Planners wrap up a three-night regional tour to restructure zoning rules and manage rapid coastal growth
By BC News Staff Writer
SHALLOTTE, NC — Brunswick County planners and community members wrapped up a vital series of public forums Thursday night, marking a major milestone in the county’s effort to completely modernize its local land-use and zoning guidelines.
The final community meeting, held on May 28 at the BSRI Senior Center in Shallotte, concluded a three-night regional tour led by county planning staff and consultants from N-Focus Planning. Previous sessions earlier in the week drew residents to St. James on Tuesday and Winnabow on Wednesday, allowing for widespread geographic feedback across the county.

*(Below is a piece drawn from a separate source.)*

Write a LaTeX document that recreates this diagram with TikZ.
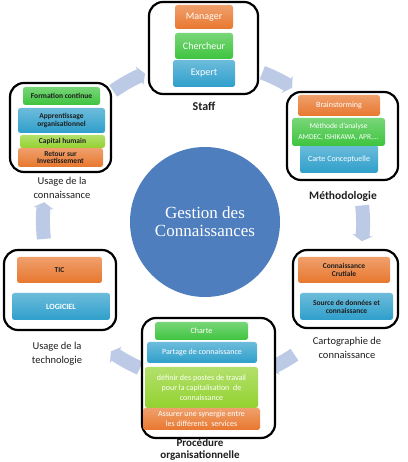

The sweeping initiative, formally known as the Unified Development Ordinance (UDO) Modernization Project, aims to entirely restructure the county’s existing rules into a brand-new “Land Development Ordinance” (LDO). According to county documents, the overhaul is designed to align local zoning laws with modern development trends, secure legal compliance, and support the growth management goals originally established in the Blueprint Brunswick comprehensive land-use plan.
The new ordinance directly impacts unincorporated sectors of Brunswick County, alongside the City of Northwest. Municipalities maintaining their own independent zoning jurisdictions remain unaffected.
During the 90-minute presentations, officials detailed expanding mandatory design standards aimed at managing rapid regional growth. Key updates in the draft text include heightened rules for open space allocation, natural area preservation, perimeter property buffers, architectural standards, and enhanced pedestrian connectivity across new projects.
The road to finalization has not been without hurdles. County planners noted that the project, originally launched in the summer of 2024 with an anticipated 2025 completion timeline faced significant delays due to unexpected regulatory shifts at the state level.
The passage of Session Law 2024-57 (Senate Bill 382) by the North Carolina General Assembly imposed new, rigid statutory limitations on how local governments can alter zoning densities, reduce permitted uses, or inadvertently create nonconformities on non-residential parcels.
Brunswick County commissioners have previously expressed sharp concerns to state lawmakers regarding Senate Bill 382, noting that the legislation restricts the county’s ability to dictate its own land-use policies and ultimately complicated the structural rollout of the new LDO.
With the public input tour officially in the rearview mirror, the county’s established timeline shifts into a summer review phase. Throughout June, the draft ordinance will face scrutiny from dedicated stakeholder focus groups, the Brunswick County Planning Board, and county commissioners.
If the review phase stays on track, the text will be finalized in July ahead of an anticipated joint public hearing with the Planning Board and Board of Commissioners this August for final adoption consideration.
Residents who were unable to attend the May forums can still review the draft materials or submit questions directly to Planning Director Kirstie Dixon or Deputy Director Marc Pages via the county’s online planning portal.